When the people of Alma were under bondage to the Lamanites in the city of Helam, they poured out their hearts to God for His help.  He responded with this promise, “I will also ease the burdens which are put upon your shoulders, that even you cannot feel them upon your backs, even while you are in bondage; and this will I do that ye may stand as witnesses for me hereafter, and that ye may know of a surety that I, the Lord God, do visit my people in their afflictions” (Mosiah 24:14).  One of the purposes of the Lord helping them and delivering them was that they would then become witnesses of the Lord and the way that He will visit His people in their afflictions.  This language reminds us of their baptism many years before, when they testified that they would be “willing to mourn with those that mourn; yea, and comfort those that stand in need of comfort, and to stand as witnesses of God at all times and in all things, and in all places that ye may be in, even until death” (Mosiah 18:9).  As followers of Christ we are to be witnesses of Him at all times, but especially when He eases our burdens or delivers us from our afflictions. 

We don’t have a specific record of how this people fulfilled their obligation to be witnesses of the Lord, but what we do have suggests that they did.  Alma the Younger’s teaching to the people of Zarahemla in Alma 5 (probably about 40 years later) tells us that they had passed along their story and witness of how the Lord had delivered them.  After telling the account of how his fathers’ people had been “delivered out of the hands of the people of king Noah” and then “brought into bondage by the hands of the Lamanites in the wilderness,” Alma testified that “they were in captivity, and again the Lord did deliver them out of bondage by the power of his word.”  Alma then questioned the people, “And now behold, I say unto you, my brethren, you that belong to this church, have you sufficiently retained in remembrance the captivity of your fathers? Yea, and have you sufficiently retained in remembrance his mercy and long-suffering towards them?” (Alma 5:4-6).  This certainly suggests that the people of Alma from Mosiah 24 had indeed passed along their witness to their children and to the people of Zarahemla that God had delivered them out of their afflictions.  The problem was that the people at the time of Alma 5 had not kept in remembrance this powerful story of their fathers, and they had become lax in their faith and observance of the commandments. 
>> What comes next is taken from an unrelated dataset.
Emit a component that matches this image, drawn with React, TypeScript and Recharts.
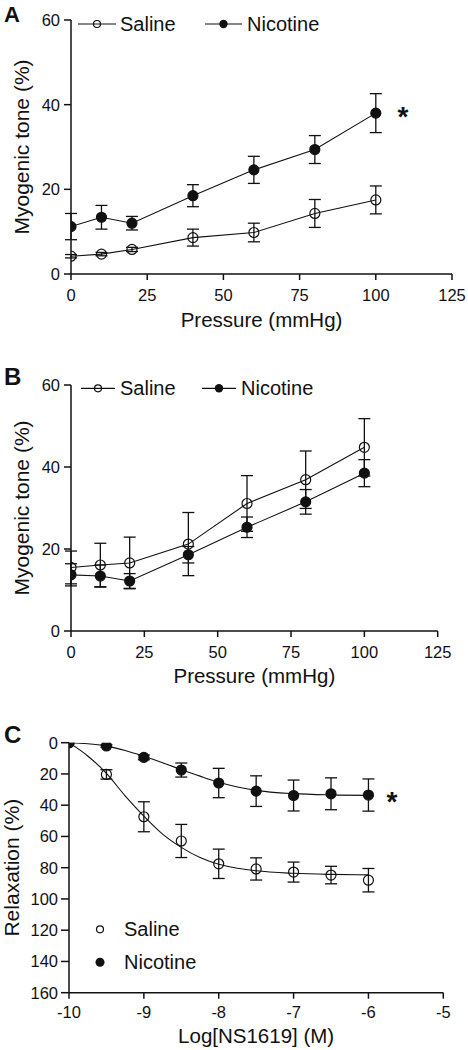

This story seems to invite us to do two things as followers of Christ today.  First, we too must witness to those around us of how the Lord has visited us in the time of our afflictions.  We have a formal opportunity to do this each fast and testimony meeting, and I think we often hear disciples witness to how the Lord has supported them in trials as they testify along these lines, “I would be remiss today if I didn’t stand and bear witness of the blessings the Lord has given me….”  Surely it is the Spirit prompting these brothers and sisters to tell others how the Lord has visited them in their afflictions.  As the Lord helps us in big and small ways we are under the same mandate to “stand as witnesses” for Him thereafter.  Second, we must also seek to remember the ways that the Lord has delivered others, both in the scriptures and in our families, and this knowledge can give us confidence that He can do the same for us in our own lives today.  I have never been in peril for my life like the people of Alma, but I can bear witness that the Lord does answer our prayers, and as we too “pour out [our] hearts to him” He does indeed strengthen and sustain us through all our difficulties (Mosiah 24:12).